An example of Sinnerbrink’s perspective of cinematic mood revealing cinematic worlds can be found in the tracking-full shot at 01:02:59-01:03:31 from Mildred Pierce, directed by Michael Curtiz in 1945, which I contend is the moodiest shot in the film. This shot occurs in the third scene within the day at the restaurant sequence and takes place when Mildred (Joan Crawford) convinces Wally (Jack Carson) to take Veda (Ann Blyth) home for her since the shop has closed. I would argue this shot in the restaurant is the most moody shot in the film, and one of the most pivotal in laying out or revealing the plot and world of Mildred Pierce, because it features the four instrumental characters to the opening sequence of the framing of the murder of Monty (Zachary Scott), while having each of them maintain their hidden intentions and playing both sides. The mood of Mildred Pierce very much is a world of hidden intentions and playing both sides, a film and world in which individuals must exist in one’s roles while biting your tongue for another, which the shot encapsulates.
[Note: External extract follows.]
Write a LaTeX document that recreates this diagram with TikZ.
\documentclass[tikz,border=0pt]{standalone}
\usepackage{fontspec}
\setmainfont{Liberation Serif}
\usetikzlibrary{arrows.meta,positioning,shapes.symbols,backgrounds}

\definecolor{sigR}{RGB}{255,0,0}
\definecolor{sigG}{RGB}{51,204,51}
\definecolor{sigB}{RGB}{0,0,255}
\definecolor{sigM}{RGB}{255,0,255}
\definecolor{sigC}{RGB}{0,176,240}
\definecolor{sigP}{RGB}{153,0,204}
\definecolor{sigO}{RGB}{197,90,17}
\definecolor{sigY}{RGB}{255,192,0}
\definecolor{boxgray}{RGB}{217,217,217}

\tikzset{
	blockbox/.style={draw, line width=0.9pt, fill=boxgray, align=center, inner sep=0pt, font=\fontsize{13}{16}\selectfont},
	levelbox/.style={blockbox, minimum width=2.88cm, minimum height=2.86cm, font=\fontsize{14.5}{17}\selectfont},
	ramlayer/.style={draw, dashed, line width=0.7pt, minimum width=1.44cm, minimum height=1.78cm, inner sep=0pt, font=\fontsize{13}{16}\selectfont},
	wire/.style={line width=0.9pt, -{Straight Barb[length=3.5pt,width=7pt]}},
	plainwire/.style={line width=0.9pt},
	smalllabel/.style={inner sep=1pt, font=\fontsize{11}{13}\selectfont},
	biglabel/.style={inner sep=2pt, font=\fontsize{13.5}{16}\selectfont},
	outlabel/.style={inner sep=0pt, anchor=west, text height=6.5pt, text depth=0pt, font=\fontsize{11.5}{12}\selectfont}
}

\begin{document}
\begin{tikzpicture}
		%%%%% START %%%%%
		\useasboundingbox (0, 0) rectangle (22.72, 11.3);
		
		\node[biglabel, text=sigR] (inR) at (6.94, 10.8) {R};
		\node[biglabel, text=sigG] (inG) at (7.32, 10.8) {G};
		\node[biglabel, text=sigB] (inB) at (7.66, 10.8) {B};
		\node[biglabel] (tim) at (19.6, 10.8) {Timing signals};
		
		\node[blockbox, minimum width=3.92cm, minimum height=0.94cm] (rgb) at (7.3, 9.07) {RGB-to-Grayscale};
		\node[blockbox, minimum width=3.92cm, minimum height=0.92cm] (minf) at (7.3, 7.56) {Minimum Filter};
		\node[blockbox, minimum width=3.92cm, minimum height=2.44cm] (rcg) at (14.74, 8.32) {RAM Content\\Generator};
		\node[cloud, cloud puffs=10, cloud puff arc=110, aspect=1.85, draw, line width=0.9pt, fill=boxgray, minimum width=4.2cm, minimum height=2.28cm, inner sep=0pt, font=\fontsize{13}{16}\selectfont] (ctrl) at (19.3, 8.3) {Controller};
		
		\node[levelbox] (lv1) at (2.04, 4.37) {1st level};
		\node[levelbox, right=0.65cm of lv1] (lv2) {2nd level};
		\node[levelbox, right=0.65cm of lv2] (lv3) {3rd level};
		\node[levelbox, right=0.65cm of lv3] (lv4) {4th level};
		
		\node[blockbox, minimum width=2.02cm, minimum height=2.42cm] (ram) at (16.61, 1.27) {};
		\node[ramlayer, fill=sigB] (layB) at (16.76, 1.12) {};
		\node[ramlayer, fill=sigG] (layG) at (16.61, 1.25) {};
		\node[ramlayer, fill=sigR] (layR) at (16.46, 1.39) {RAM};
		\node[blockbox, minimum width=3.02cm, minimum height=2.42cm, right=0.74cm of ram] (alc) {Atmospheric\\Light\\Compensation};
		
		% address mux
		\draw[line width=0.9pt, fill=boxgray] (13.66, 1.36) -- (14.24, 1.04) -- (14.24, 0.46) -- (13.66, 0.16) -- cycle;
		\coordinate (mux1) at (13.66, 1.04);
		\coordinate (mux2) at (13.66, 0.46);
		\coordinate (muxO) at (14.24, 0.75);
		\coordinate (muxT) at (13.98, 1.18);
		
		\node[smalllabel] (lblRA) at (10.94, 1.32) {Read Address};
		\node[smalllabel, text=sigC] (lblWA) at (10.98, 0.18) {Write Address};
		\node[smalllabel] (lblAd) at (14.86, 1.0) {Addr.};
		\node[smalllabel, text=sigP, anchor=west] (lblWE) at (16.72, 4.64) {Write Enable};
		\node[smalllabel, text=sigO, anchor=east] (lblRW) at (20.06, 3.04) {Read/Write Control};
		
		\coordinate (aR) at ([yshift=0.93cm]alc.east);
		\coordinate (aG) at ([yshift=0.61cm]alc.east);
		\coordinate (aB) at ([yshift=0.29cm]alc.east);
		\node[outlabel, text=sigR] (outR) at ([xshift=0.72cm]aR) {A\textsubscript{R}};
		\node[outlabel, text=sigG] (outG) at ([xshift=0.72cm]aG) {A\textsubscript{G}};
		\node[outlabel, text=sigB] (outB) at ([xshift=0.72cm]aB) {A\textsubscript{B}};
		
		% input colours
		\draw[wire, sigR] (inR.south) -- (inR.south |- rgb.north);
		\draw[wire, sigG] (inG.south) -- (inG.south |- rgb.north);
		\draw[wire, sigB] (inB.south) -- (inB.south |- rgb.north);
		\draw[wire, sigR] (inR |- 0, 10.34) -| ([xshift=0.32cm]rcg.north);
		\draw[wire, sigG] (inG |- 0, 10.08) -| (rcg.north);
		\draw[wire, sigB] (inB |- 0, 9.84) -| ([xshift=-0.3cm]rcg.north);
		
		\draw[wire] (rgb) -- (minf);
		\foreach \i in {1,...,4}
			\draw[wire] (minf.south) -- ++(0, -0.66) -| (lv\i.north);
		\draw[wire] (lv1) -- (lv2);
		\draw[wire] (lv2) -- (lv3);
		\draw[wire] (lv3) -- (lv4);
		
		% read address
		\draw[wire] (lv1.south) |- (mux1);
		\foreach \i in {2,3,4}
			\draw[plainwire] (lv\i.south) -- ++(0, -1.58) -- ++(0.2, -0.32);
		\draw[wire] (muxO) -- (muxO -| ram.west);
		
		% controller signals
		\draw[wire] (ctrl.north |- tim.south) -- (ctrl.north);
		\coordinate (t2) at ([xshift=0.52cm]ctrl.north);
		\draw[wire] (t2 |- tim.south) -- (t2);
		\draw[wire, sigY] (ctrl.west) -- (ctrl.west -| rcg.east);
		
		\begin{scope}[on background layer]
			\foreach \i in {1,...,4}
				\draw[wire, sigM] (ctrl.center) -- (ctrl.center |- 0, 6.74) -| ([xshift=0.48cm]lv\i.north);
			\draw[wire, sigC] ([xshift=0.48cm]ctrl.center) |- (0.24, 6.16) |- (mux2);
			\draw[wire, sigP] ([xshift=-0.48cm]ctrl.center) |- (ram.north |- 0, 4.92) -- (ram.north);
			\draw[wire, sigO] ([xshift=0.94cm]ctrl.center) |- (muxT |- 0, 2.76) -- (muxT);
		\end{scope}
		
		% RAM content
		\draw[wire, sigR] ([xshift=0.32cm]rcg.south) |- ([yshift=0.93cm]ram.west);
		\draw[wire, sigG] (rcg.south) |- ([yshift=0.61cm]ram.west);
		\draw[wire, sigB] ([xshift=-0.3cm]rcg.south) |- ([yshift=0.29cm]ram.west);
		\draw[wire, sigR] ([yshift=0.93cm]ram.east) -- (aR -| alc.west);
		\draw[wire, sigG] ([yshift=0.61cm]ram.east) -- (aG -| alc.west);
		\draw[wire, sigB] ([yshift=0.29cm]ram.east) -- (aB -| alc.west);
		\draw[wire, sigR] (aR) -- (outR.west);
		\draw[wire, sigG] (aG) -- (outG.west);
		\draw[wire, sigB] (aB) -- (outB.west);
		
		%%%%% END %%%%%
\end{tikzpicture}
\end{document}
Mildred Pierce 01:03:23 Mildred Pierce (1945) 01:03:23

The mood of this shot is one of hidden intentions, with a high-key lighting in the bright inviting décor of the restaurant, while the rest of the store is closed, the empty tables and chairs make the space feel open creating distance. The camera pans to the right and to the left tracking Veda, or Wally maybe, definitely both of them, but the inability to isolate which one is another interesting reference to the criminal investigation driving Mildred’s recount of this narrative to the police. There is no musical score present in this shot, only the voices of the characters, some foley magic of rustling sleeves, and the character’s footsteps. Each of the tones of the character’s voices as well as their mannerisms and body language detail this mood of hidden intentions, saying one thing and feeling another, or in Wally’s case saying he does not want to do something and doing it anyway. Ida (Eve Arden) is standing on a stool appearing above the front counter near the end of this shot, illustrating an example of her character’s way of “being above” all the petty interactions the other characters get themselves into with each other. The frame this shot straight cuts to at 01:03:32 could be seen as a reference, or callback as Sinnerbrink terms it, to the frame at 00:14:53 when Wally passes Ida in the police station.
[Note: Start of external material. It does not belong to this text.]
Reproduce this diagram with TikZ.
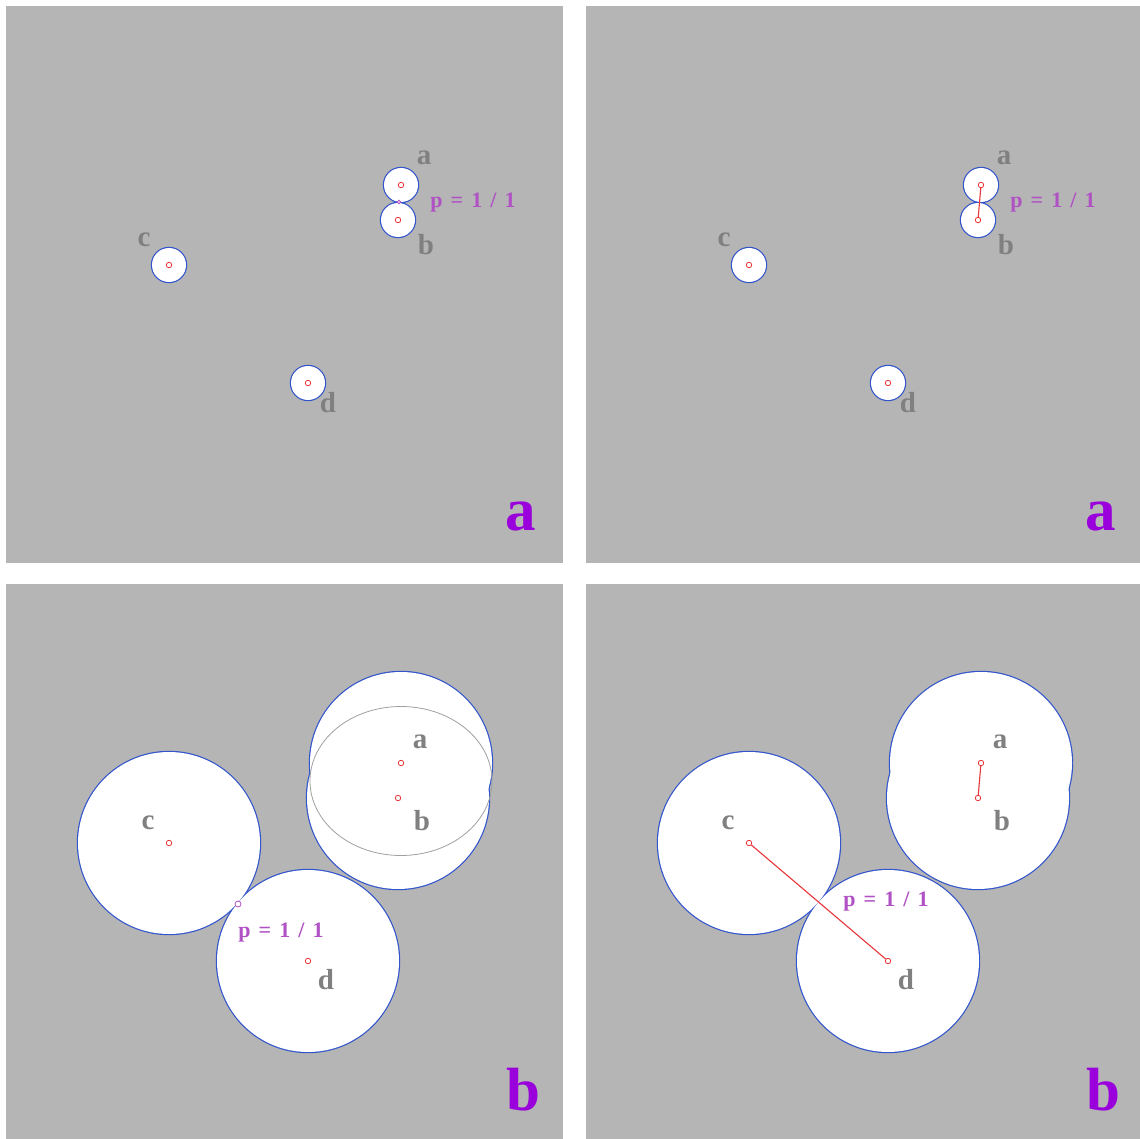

There are quite a few examples that are present in this shot of the mood-cues that Sinnerbrink details in their essay that are also reoccurring throughout the film. In the examined shot Mildred has already asked Wally to take Veda home which he rebuts with wanting to take Mildred home in the shot preceding, with a straight cut from a medium-close up frame of Wally with a frown on his face. Wally’s desperation for Mildred’s affection, and resulting turmoil carries over to this shot, and really across the whole film. Wally is different from Mildred, Veda, and Monty in that he often voices what he actually wants, Mildred, but he resorts to just being a friend or lacky instead. Whereas Monty in this shot is pretending to be polite to Veda in front of Mildred but privately is seducing her, Mildred is pretending to be sending Veda home to finish work but just wants to be alone with Monty, and Veda is pretending to be interested in the shop so she can figure out how to get rich. Each character has these hidden intentions, some willingness to go with the situation at the expense of others or themselves, which is the reoccurring mood within Mildred Pierce. In frame 01:03:20 within this shot the four characters shake hands before Wally “escorts” Veda to the storefront, Wally with Mildred and Veda to Monty. This frame and moment of this shot is particularly mood invoking because it foreshadows the driving action of the plot, Monty’s murder, with Veda shaking hands with who she will murder, and Mildred shaking hands with who she will frame for it. Just as Mildred will later use Wally’s enamor for her to bring him back to her house where Monty will be dead, here she abuses Wally’s willingness to help her, eerily similarly sending him to her home for Veda. All of these interactions and replications within this shot become the self-referential cinematic mood the film uses to disclose the world of Mildred Pierce. This shot is one of the best in the film in capturing the entangled web of interactions into a microcosm or metaphor of itself.

Analysis of this shot is relevant today because film noir is regarded as one of the influential genres in film, as its themes and effects long outlasted the films and genre themselves. Similar to reading classic literature and finding it to be simple or dated, one of the reasons it may end up feeling like that is because those literary elements and devices have now been used and replicated over and over since then. Film noir for its time was somewhat revolutionary for challenging the moral compass a film must possess, for creating and fleshing out the American antihero, and for empowering the Femme Fatale role. That’s where Disney and James Bond got their directions and teachings from, Poe and Film Noir, as most art boils down to being reductive and referential. Something that is a historical document, especially one that has cultural significance, popularity, or that is well crafted will almost always be worth analyzing and studying for this manner of revealing modern day origins of art and culture.

Cinematic mood is a holistic approach to studying film, which is a logical result of phenomenological and psychoanalytical film theory in that they each tend to leave out aspects that another field of study might not. Studying a film’s mood, and the cinematic worlds they reveal, involves the characters and their emotions but not just the characters and their emotions, it involves the physical response the body undergoes when it literally views the lights on the wall or in the screen that are a film, and the tenses and heartrate that matches, but not just those responses. Mildred Pierce’s mood from 1945 has a lot to share and show to us in 2023 about the ways in which society was organized or at least how people thought it ought to be or was organized. In a lot of ways not a lot has changed in 80 years, because of the strain of artificial scarcity, people still tend to operate with hidden intentions, rich folks often flounder their wealth into bankruptcy, people still marry for money, and middle-class Wally’s can still own a foreclosed restaurant every now and then. Cinematic mood is communicated through human moods that can even connect or be shared across people from different cultures and time periods, so studying cinematic moods from different time periods can help humanize, identify, and learn from them.


Mildred Pierce. Directed by Michael Curtiz, Warner Brothers, 1945.